Three possible curvatures.
Types of Geometry
When analyzing the shape of our universe, theres really only three geometries.
To simplify, lets start by just thinking about a lens.
We understand that a lens can only come in three varieties: convex, flat, and concave.
Let’s also look on the effect they have on light that passes through them.
This is to point out that in terms of geometry, you can only have these three: Divergent, Convergent, and No change.
Let’s expand on this idea.
Types of Universe
In order to visualize the higher dimensions of our universe - we will use 2D surface analogs.
Closed Universe
The only type of non-infinite universe is one that has a “positive curvature”, meaning it curves back on itself. It’s like the 3D analog of the 2D surface of a sphere. Travel far enough and you’ll eventually end up back where you started.
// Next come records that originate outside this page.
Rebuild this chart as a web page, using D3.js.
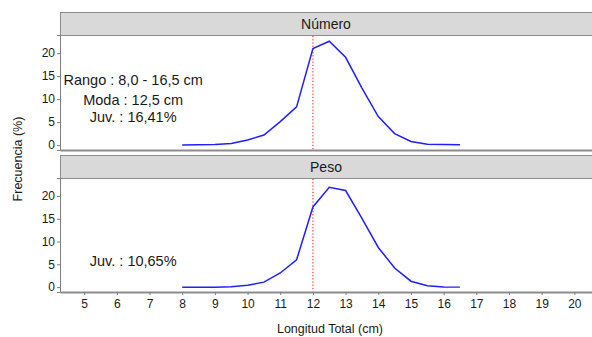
<!DOCTYPE html>
<html>
<head>
<meta charset="utf-8">
<script src="https://cdn.jsdelivr.net/npm/d3@7"></script>
<style>
  html, body { margin: 0; padding: 0; background: #fff; }
  svg { display: block; font-family: "Liberation Sans", Arial, sans-serif; }
</style>
</head>
<body>
<svg id="chart"></svg>
<script>
// ─── Data ──────────────────────────────────────────────────────────────────
const tallas = [8, 8.5, 9, 9.5, 10, 10.5, 11, 11.5, 12, 12.5, 13, 13.5, 14, 14.5, 15, 15.5, 16, 16.5];
const numero = [0, 0.05, 0.1, 0.35, 1.1, 2.2, 5.1, 8.3, 21.0, 22.6, 19.1, 12.4, 6.2, 2.5, 0.8, 0.2, 0.1, 0.05];
const peso   = [0, 0, 0, 0.1, 0.4, 1.1, 3.1, 6.0, 17.6, 21.9, 21.2, 15.1, 8.7, 4.2, 1.3, 0.3, 0.05, 0];
const xTicks = d3.range(5, 21);
const yTicks = [0, 5, 10, 15, 20];
const tallaMinima = 12;

const panels = [
  { name: "Número", values: numero, notes: ["Rango : 8,0 - 16,5 cm", "Moda : 12,5 cm", "Juv. : 16,41%"], noteY: [14.2, 9.8, 6.1] },
  { name: "Peso",   values: peso,   notes: ["Juv. : 10,65%"], noteY: [5.8] },
];

// ─── Layout ────────────────────────────────────────────────────────────────
const W = 592, H = 337;
const PX0 = 60, PX1 = 592;
const STRIP_H = 23;
const panelBox = [
  { stripTop: 12,  top: 35,  bottom: 150 },
  { stripTop: 155, top: 178, bottom: 292 },
];

const svg = d3.select("#chart").attr("width", W).attr("height", H);

const x = d3.scaleLinear().domain([4.26, 20.54]).range([PX0, PX1]);
const line = d3.line().x(d => x(d[0]));

panels.forEach((p, i) => {
  const b = panelBox[i];
  const y = d3.scaleLinear().domain([-1.07, 23.95]).range([b.bottom, b.top]);
  const g = svg.append("g");

  // strip
  g.append("rect")
    .attr("x", PX0 + 0.5).attr("y", b.stripTop + 0.5)
    .attr("width", PX1 - PX0 + 2).attr("height", STRIP_H)
    .attr("fill", "#d9d9d9").attr("stroke", "#8c8c8c").attr("stroke-width", 1);
  g.append("text")
    .attr("x", (PX0 + PX1) / 2).attr("y", b.stripTop + STRIP_H / 2 + 5)
    .attr("text-anchor", "middle").attr("font-size", "14px").attr("fill", "#1a1a1a")
    .text(p.name);

  // y axis
  const ya = g.append("g").attr("transform", `translate(${PX0},0)`)
    .call(d3.axisLeft(y).tickValues(yTicks).tickSize(3).tickPadding(2));
  ya.select(".domain").attr("stroke", "#7f7f7f").attr("stroke-width", 1);
  ya.selectAll(".tick line").attr("stroke", "#7f7f7f");
  ya.selectAll(".tick text").attr("font-size", "12px").attr("fill", "#1a1a1a").attr("font-family", null);

  // bottom axis
  const xa = g.append("g").attr("transform", `translate(0,${b.bottom})`)
    .call(d3.axisBottom(x).tickValues(i === 1 ? xTicks : []).tickSize(3).tickPadding(4).tickSizeOuter(0));
  xa.select(".domain").attr("stroke", "#8c8c8c").attr("stroke-width", 2);
  xa.selectAll(".tick line").attr("stroke", "#7f7f7f");
  xa.selectAll(".tick text").attr("font-size", "12px").attr("fill", "#1a1a1a").attr("font-family", null);

  // red dotted line
  g.append("line")
    .attr("x1", x(tallaMinima)).attr("x2", x(tallaMinima))
    .attr("y1", b.top + 1).attr("y2", b.bottom - 1)
    .attr("stroke", "#ff0000").attr("stroke-width", 1).attr("stroke-dasharray", "1.2,2");

  // curve
  line.y(d => y(d[1]));
  g.append("path")
    .datum(tallas.map((t, k) => [t, p.values[k]]))
    .attr("d", line)
    .attr("fill", "none").attr("stroke", "#1f1fff").attr("stroke-width", 1.5);

  // notes
  p.notes.forEach((txt, k) => {
    g.append("text")
      .attr("x", x(6.5)).attr("y", y(p.noteY[k]) + 5)
      .attr("text-anchor", "middle").attr("font-size", "14.5px").attr("fill", "#1a1a1a")
      .text(txt);
  });
});

// axis titles
svg.append("text")
  .attr("x", (PX0 + PX1) / 2 + 4).attr("y", 333)
  .attr("text-anchor", "middle").attr("font-size", "12.5px").attr("fill", "#1a1a1a")
  .text("Longitud Total (cm)");
svg.append("text")
  .attr("transform", `translate(22,159) rotate(-90)`)
  .attr("text-anchor", "middle").attr("font-size", "12.5px").attr("fill", "#1a1a1a")
  .text("Frecuencia (%)");
</script>
</body>
</html>
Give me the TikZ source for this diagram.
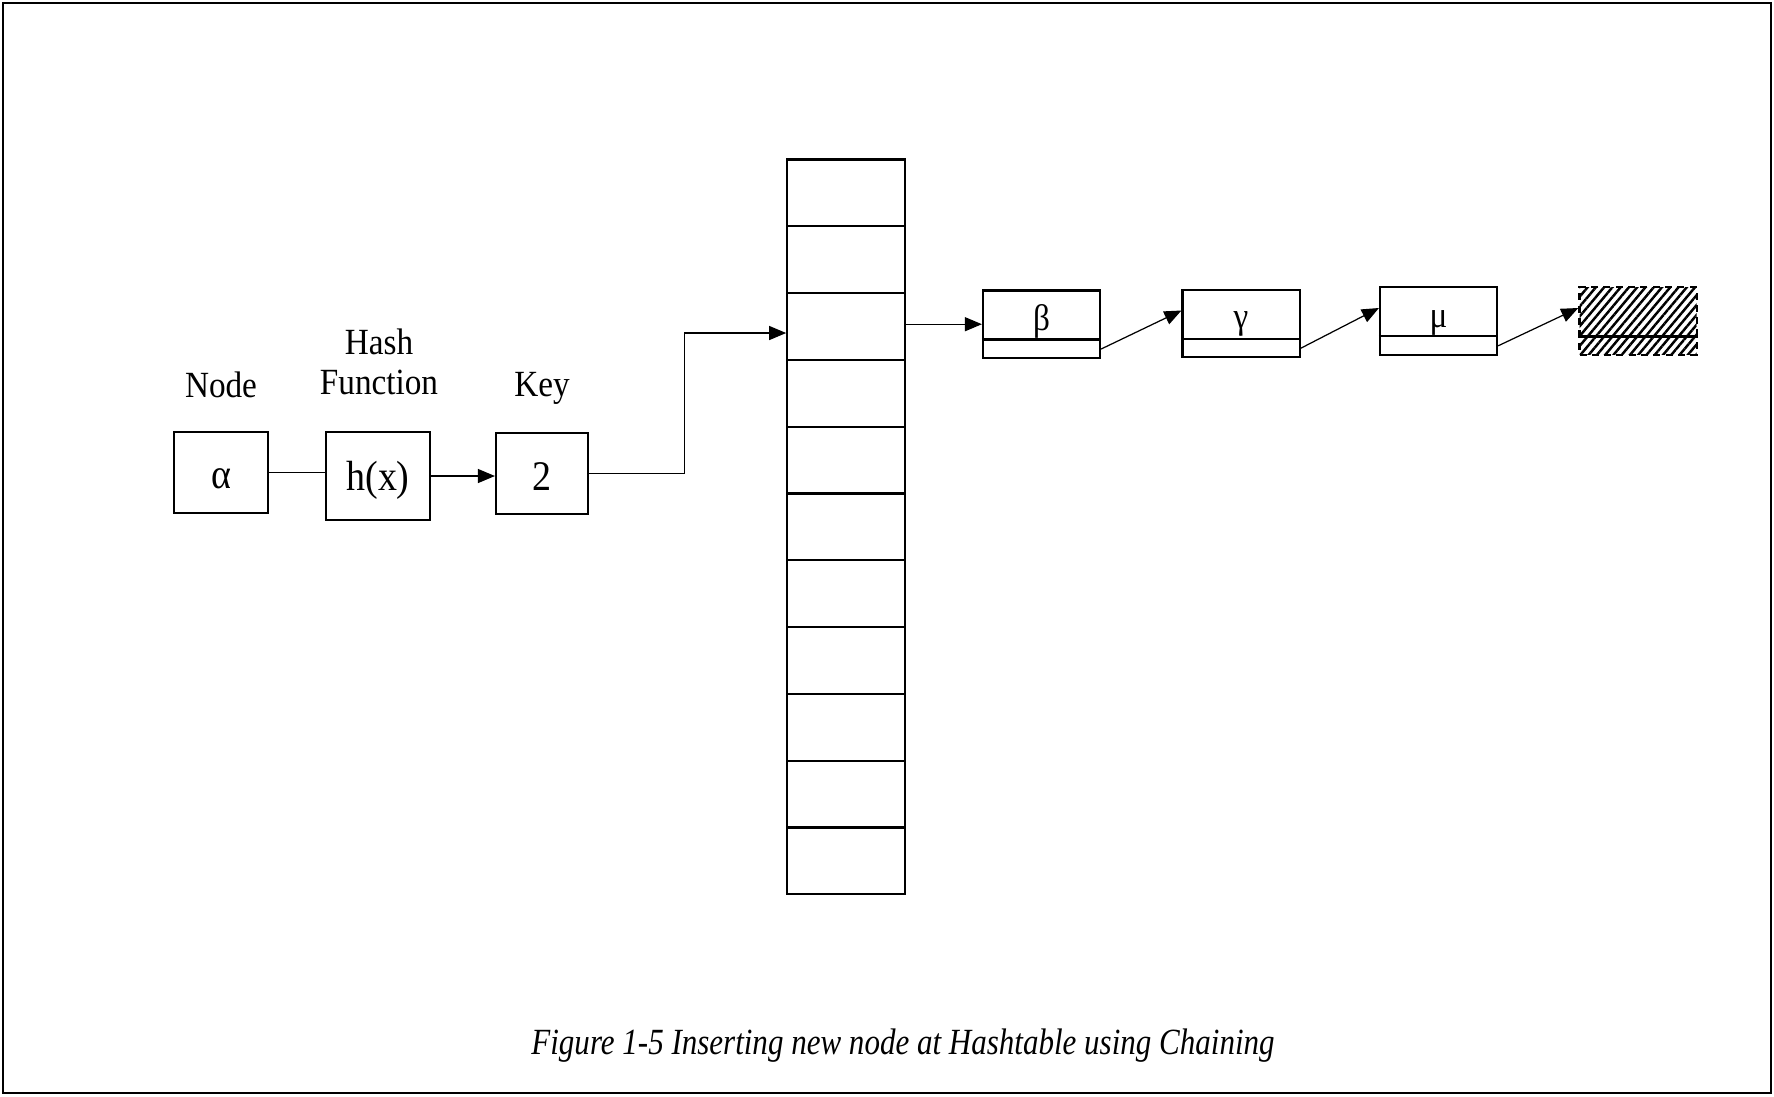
\documentclass[tikz,border=0pt]{standalone}
\usepackage{fontspec}
\setmainfont[FakeStretch=0.9]{Liberation Serif}
\newfontfamily\capfont[FakeStretch=0.84]{Liberation Serif}
\usetikzlibrary{arrows.meta,patterns.meta}
\begin{document}
\begin{tikzpicture}[x=0.01cm,y=-0.01cm,
  box/.style={draw,line width=0.6pt,inner sep=0pt},
  boxtext/.style={font=\fontsize{12}{14}\selectfont,inner sep=0pt},
  cell/.style={draw,line width=0.6pt,minimum width=1.175cm,minimum height=0.668cm,inner sep=0pt},
  listbox/.style={draw,line width=0.6pt,minimum width=1.17cm,minimum height=0.675cm,inner sep=0pt},
  lbl/.style={font=\fontsize{10.5}{11.5}\selectfont,align=center,inner sep=0pt},
  arr/.style={line width=0.35pt,-{Triangle[length=0.17cm,width=0.14cm]}},
  thin/.style={line width=0.35pt}]
\useasboundingbox (0,0) rectangle (1774,1096);
\draw[line width=0.6pt] (3,3) rectangle (1771,1093);

\node[box,minimum width=0.94cm,minimum height=0.81cm] (a) at (221,472.5) {};
\node[box,minimum width=1.04cm,minimum height=0.88cm] (h) at (378,476) {};
\node[box,minimum width=0.92cm,minimum height=0.81cm] (k) at (542,473.5) {};
\node[boxtext] (at) at (221,479) {α};
\node[boxtext] (ht) at (378,480) {h(x)};
\node[boxtext] (kt) at (542,477) {2};

\node[lbl] (nodelbl) at (221,385) {Node};
\node[lbl] (hashlbl) at (379,362) {Hash\\Function};
\node[lbl] (keylbl) at (542,388) {Key};

\draw[thin] (a.east) -- (a.east -| h.west);
\draw[arr] (h.east) -- (h.east -| k.west);

\foreach \i in {0,1,...,10}{
\node[cell] (t\i) at (846,{192.9+66.8*\i}) {};
}

\coordinate (bend) at (684.5,333);
\draw[arr] (k.east) -| (bend) -- (bend -| t2.west);

\node[listbox] (b) at (1041.5,324.2) {};
\node[listbox] (g) at (1241,323.5) {};
\node[listbox] (m) at (1438.5,321) {};
\node[listbox,dashed,dash pattern=on 2pt off 1.5pt,pattern={Lines[angle=50,distance=1.8pt,line width=0.7pt]}] (n) at (1638,321) {};

\node[lbl] (bt) at (1041.5,321) {β};
\node[lbl] (gt) at (1241,324) {γ};
\node[lbl] (mt) at (1438.5,323) {μ};

\foreach \n in {b,g,m,n}{
\draw[line width=0.6pt] ([yshift=0.195cm]\n.south west) -- ([yshift=0.195cm]\n.south east);
}

\draw[arr] (b.west -| t2.east) -- (b.west);
\draw[arr] ([yshift=0.1cm]b.south east) -- ([yshift=0.13cm]g.west);
\draw[arr] ([yshift=0.1cm]g.south east) -- ([yshift=0.13cm]m.west);
\draw[arr] ([yshift=0.1cm]m.south east) -- ([yshift=0.13cm]n.west);

\node[font=\capfont\fontsize{10.5}{12.5}\selectfont\itshape] (cap) at (903,1046) {Figure 1-5 Inserting new node at Hashtable using Chaining};
\end{tikzpicture}
\end{document}
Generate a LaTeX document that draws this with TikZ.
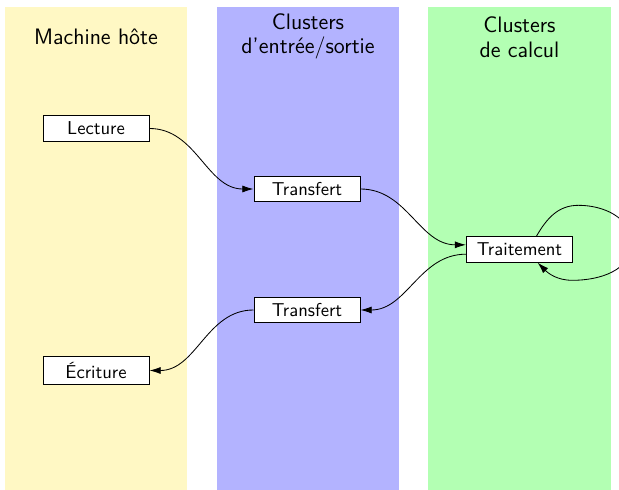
\documentclass[tikz,border=0pt]{standalone}
\usetikzlibrary{arrows.meta}
\definecolor{colyellow}{RGB}{255,248,196}
\definecolor{colblue}{RGB}{179,179,255}
\definecolor{colgreen}{RGB}{179,255,179}
\begin{document}
\begin{tikzpicture}[x=0.5365pt,y=0.5365pt,
  stepbox/.style={draw, fill=white, line width=0.5pt, minimum width=2cm, inner sep=3.33pt, font=\sffamily},
  coltitle/.style={anchor=base, font=\sffamily\fontsize{12}{14}\selectfont, inner sep=0pt},
  arr/.style={-{Latex[length=6pt,width=3.8pt]}, line width=0.45pt}]
\useasboundingbox (0,0) rectangle (619,-490);
% columns
\fill[colyellow] (5,-7) rectangle (187,-495);
\fill[colblue] (217,-7) rectangle (399,-495);
\fill[colgreen] (428,-7) rectangle (611,-495);
% titles
\node[coltitle] (t1) at (96,-45) {Machine hôte};
\node[coltitle] (t2a) at (308,-30) {Clusters};
\node[coltitle] (t2b) at (308,-53.5) {d'entrée/sortie};
\node[coltitle] (t3a) at (519.5,-33) {Clusters};
\node[coltitle] (t3b) at (519.5,-58) {de calcul};
% steps
\node[stepbox] (lec) at (96,-128.5) {Lecture};
\node[stepbox] (tr1) at (307,-189) {Transfert};
\node[stepbox] (trt) at (519.5,-249.5) {Traitement};
\node[stepbox] (tr2) at (307,-310) {Transfert};
\node[stepbox] (ecr) at (96,-370.5) {Écriture};
% connectors
\draw[arr] (lec.east) to[out=0,in=180] (tr1.west);
\draw[arr] (tr1.east) to[out=0,in=180] (trt.175);
\draw[arr] (trt.185) to[out=180,in=0] (tr2.east);
\draw[arr] (tr2.west) to[out=180,in=0] (ecr.east);
\draw[arr] (trt.38) to[out=60,in=180] ++(42,31)
  to[out=0,in=90] ++(53,-38)
  to[out=-90,in=0] ++(-59,-37)
  to[out=180,in=-45] (trt.-36);
\end{tikzpicture}
\end{document}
Geometry is a bit broken because of geodesics - straight lines on a curved surface. Parallel lines will curve towards each other before crossing and looping back around. Geodesics are better explained in General Relativity.
This is a convergent shape - like the convex lens above.
A universe with this geometry is called deSitter Space.
Flat Universe
This universe is flat - meaning parallel lines stay parallel - and they go on forever. This universe is infinite.
This is a flat shape, like the flat lens above. This is called Minkowski Space.
Hyperbolic Universe
This universe has “negative curvature”. The 2D analog of this is the hyperbolic surface - like an infinite horse saddle - or pringle. Remember, a hyperbola is the inverse of a circle.
In this geometry, parallel lines with diverge from each other - like the concave lens.
Because it is the opposite of the convergent shape this is known as Anti-deSitter Space - or AdS Space.